* **WHAT IS NEEDED**
Of the lines in the entries, how many hold the word "this"? Give that number alone.

* **SUPPLIED MATERIAL**
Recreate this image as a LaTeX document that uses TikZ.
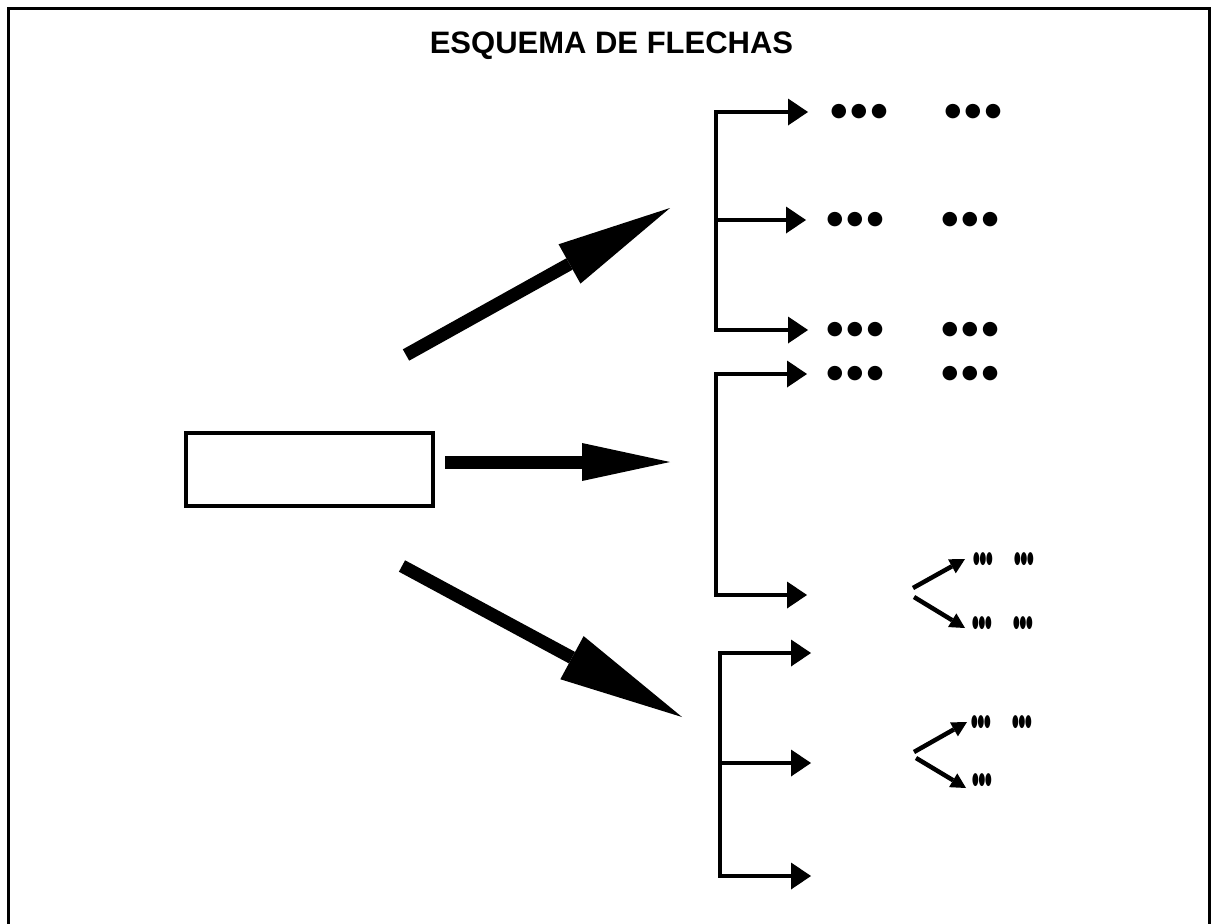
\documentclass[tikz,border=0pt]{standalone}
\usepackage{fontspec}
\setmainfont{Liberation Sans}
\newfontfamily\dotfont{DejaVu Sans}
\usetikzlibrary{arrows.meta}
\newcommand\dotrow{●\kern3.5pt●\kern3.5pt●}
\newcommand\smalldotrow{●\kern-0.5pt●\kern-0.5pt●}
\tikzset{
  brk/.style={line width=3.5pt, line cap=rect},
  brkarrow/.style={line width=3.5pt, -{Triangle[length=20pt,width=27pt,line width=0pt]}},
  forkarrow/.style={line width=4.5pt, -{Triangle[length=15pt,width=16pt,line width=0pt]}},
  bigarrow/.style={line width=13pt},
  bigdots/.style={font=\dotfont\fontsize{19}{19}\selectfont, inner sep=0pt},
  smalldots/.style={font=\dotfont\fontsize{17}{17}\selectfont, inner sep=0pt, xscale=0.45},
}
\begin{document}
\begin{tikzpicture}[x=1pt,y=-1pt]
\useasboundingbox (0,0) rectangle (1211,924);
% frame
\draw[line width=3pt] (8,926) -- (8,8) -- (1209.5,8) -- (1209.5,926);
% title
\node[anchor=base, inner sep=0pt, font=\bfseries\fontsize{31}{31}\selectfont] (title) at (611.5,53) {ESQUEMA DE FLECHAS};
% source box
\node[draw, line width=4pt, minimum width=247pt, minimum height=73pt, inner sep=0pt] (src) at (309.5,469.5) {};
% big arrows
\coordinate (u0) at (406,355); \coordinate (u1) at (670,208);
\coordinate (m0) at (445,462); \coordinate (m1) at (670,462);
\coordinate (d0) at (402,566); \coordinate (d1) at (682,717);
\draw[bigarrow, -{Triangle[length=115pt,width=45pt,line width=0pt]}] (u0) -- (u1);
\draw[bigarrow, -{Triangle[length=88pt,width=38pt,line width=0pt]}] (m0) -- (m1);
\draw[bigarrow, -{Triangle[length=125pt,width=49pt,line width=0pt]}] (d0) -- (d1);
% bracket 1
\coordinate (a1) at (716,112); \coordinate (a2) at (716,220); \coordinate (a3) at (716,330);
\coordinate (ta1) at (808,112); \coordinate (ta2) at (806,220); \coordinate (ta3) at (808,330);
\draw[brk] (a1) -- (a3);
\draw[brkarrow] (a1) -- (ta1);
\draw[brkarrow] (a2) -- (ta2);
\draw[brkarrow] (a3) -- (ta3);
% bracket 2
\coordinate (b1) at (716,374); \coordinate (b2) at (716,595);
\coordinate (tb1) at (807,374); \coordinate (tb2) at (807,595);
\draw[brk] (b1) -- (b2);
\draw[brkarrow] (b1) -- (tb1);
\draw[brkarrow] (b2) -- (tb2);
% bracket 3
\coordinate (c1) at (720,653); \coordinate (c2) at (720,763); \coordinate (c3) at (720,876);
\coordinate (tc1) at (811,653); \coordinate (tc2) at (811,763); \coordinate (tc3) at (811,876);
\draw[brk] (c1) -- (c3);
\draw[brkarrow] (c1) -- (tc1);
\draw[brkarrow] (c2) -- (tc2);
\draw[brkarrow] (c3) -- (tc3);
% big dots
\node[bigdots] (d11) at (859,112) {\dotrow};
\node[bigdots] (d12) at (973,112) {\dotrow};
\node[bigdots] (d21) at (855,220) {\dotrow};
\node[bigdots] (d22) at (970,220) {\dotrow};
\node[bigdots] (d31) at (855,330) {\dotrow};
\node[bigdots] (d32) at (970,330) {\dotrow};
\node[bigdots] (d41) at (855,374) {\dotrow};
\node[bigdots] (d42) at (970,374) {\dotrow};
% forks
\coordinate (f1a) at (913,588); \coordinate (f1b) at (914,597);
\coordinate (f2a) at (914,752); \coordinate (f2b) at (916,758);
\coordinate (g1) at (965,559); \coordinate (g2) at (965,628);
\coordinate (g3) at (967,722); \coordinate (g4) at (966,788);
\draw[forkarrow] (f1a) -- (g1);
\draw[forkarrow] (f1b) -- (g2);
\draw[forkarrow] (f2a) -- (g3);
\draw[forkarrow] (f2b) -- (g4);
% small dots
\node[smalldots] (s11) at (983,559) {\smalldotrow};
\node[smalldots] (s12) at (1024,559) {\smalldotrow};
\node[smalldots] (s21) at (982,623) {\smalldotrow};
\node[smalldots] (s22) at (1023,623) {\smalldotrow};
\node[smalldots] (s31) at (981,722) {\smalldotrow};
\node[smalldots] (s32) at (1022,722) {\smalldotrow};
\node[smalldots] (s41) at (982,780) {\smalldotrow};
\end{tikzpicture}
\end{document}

---

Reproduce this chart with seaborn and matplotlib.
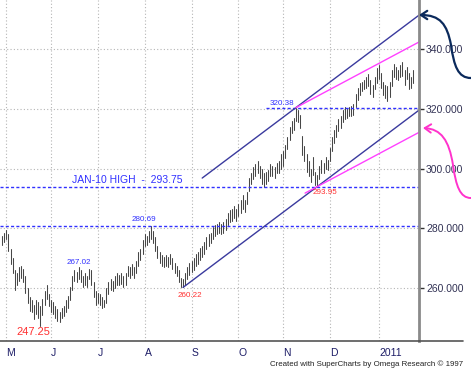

* **SOLVED PROBLEM**
2